• **Given task**: Retype the stretch of lines that starts at the line containing "Clone this chart in matplotlib." and ends at the line containing "ax.barh(y, [e - bar_left", inclusive. Do not include pictures.

==== Record excerpts ====

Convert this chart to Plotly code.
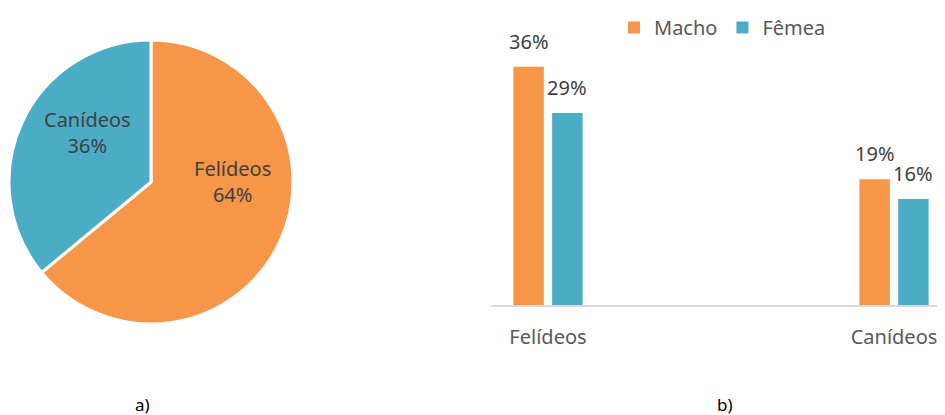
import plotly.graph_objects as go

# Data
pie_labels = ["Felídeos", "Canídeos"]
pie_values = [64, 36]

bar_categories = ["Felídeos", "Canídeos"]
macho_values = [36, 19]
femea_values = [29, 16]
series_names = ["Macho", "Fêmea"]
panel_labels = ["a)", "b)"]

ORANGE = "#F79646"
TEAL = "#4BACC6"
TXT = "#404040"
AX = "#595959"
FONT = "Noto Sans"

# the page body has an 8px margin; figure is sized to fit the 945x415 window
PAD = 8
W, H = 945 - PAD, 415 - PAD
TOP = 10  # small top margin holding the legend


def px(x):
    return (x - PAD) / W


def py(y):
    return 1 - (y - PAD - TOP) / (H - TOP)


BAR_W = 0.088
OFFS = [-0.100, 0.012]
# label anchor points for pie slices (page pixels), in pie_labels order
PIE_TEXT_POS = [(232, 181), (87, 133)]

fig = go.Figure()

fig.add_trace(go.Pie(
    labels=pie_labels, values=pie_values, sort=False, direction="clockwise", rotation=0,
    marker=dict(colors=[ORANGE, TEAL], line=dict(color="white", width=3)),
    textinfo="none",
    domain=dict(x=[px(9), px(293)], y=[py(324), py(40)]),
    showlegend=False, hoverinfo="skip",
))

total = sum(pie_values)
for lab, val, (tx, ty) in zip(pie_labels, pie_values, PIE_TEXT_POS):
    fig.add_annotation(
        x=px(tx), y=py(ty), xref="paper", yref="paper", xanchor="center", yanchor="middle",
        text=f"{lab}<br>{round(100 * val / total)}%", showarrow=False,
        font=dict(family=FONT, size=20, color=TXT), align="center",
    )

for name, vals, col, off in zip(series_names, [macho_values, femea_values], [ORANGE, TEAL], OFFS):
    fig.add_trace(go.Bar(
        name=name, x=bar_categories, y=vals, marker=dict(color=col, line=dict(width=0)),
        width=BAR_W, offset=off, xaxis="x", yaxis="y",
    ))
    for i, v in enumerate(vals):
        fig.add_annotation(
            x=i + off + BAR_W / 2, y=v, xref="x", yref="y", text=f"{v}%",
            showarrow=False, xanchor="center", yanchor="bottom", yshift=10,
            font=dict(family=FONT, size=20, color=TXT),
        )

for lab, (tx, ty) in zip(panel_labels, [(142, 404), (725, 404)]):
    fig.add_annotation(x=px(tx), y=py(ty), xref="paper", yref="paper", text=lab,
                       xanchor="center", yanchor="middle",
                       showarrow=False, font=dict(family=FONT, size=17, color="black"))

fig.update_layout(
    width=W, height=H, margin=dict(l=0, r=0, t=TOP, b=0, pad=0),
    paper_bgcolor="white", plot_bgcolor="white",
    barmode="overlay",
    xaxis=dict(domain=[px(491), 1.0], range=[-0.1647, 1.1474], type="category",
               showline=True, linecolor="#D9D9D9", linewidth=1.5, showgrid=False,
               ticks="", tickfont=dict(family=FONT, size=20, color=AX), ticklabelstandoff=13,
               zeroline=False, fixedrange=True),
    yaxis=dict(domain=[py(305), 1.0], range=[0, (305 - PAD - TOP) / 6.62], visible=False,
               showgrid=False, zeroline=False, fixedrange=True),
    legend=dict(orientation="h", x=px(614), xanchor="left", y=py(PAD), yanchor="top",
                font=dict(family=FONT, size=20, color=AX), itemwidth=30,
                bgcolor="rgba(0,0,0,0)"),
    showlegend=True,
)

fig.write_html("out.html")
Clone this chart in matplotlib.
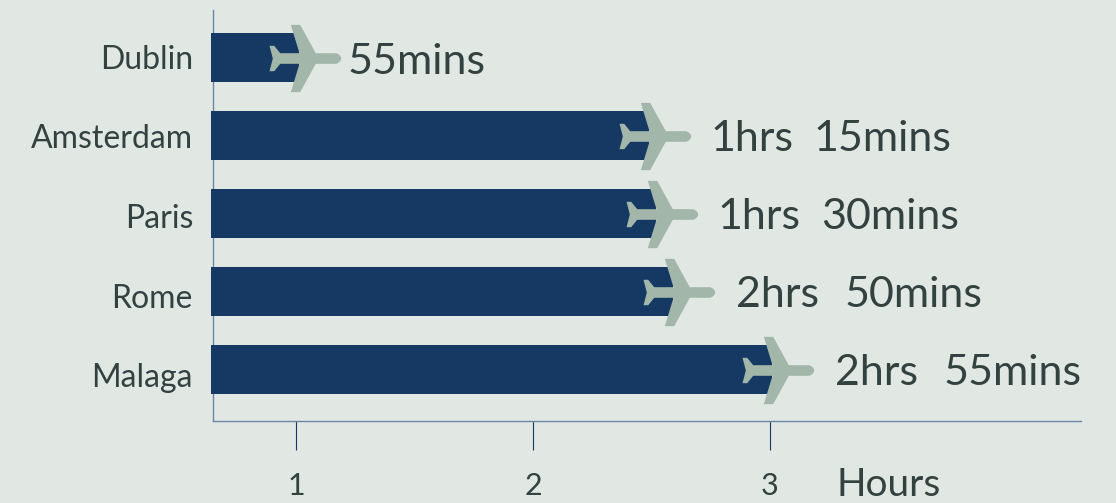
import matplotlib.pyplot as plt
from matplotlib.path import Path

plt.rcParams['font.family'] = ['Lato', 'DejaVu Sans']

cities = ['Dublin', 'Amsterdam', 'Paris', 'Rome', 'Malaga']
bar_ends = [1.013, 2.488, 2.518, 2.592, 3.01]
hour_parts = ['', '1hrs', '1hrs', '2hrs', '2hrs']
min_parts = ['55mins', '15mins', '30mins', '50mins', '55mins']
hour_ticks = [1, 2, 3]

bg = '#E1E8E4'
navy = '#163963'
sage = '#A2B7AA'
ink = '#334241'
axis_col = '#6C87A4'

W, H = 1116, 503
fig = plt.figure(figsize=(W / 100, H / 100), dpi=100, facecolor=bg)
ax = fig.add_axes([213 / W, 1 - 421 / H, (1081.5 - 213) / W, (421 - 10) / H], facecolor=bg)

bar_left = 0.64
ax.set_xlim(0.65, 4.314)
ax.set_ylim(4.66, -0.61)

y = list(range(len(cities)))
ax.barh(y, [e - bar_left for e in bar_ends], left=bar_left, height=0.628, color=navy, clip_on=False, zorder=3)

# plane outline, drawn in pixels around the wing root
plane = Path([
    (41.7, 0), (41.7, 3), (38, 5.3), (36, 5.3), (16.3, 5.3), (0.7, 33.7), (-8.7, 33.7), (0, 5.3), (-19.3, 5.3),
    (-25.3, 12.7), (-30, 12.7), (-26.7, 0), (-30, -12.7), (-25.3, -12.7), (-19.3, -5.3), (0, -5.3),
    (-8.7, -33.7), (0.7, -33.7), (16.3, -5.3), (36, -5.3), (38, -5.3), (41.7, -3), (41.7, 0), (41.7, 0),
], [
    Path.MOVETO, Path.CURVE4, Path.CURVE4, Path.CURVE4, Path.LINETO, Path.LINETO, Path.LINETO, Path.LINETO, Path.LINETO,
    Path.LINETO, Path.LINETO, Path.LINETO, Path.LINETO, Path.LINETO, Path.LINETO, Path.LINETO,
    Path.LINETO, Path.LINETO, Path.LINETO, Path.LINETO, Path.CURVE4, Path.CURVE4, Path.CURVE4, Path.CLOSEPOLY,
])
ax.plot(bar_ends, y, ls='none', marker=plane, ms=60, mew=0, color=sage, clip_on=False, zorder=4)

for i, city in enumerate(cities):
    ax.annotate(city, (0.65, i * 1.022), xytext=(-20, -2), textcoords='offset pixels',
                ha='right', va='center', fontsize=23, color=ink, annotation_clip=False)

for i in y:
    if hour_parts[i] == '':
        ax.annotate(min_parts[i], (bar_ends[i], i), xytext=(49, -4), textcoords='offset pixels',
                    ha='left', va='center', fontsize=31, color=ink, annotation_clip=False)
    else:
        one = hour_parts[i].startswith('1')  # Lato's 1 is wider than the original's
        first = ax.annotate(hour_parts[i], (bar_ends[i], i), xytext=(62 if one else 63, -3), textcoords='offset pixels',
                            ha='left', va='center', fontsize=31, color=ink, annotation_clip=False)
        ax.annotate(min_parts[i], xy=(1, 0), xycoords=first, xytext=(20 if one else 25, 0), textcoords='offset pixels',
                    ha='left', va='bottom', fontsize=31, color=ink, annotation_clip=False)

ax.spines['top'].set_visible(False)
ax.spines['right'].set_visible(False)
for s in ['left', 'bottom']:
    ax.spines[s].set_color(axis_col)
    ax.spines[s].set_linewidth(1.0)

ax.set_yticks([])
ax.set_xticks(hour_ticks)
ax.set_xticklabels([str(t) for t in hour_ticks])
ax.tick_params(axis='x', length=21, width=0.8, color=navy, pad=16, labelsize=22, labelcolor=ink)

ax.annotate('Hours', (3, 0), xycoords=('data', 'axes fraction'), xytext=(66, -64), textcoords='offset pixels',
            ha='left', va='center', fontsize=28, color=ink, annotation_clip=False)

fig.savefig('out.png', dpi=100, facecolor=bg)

====

• **Task solution**:
Clone this chart in matplotlib.
import matplotlib.pyplot as plt
from matplotlib.path import Path

plt.rcParams['font.family'] = ['Lato', 'DejaVu Sans']

cities = ['Dublin', 'Amsterdam', 'Paris', 'Rome', 'Malaga']
bar_ends = [1.013, 2.488, 2.518, 2.592, 3.01]
hour_parts = ['', '1hrs', '1hrs', '2hrs', '2hrs']
min_parts = ['55mins', '15mins', '30mins', '50mins', '55mins']
hour_ticks = [1, 2, 3]

bg = '#E1E8E4'
navy = '#163963'
sage = '#A2B7AA'
ink = '#334241'
axis_col = '#6C87A4'

W, H = 1116, 503
fig = plt.figure(figsize=(W / 100, H / 100), dpi=100, facecolor=bg)
ax = fig.add_axes([213 / W, 1 - 421 / H, (1081.5 - 213) / W, (421 - 10) / H], facecolor=bg)

bar_left = 0.64
ax.set_xlim(0.65, 4.314)
ax.set_ylim(4.66, -0.61)

y = list(range(len(cities)))
ax.barh(y, [e - bar_left for e in bar_ends], left=bar_left, height=0.628, color=navy, clip_on=False, zorder=3)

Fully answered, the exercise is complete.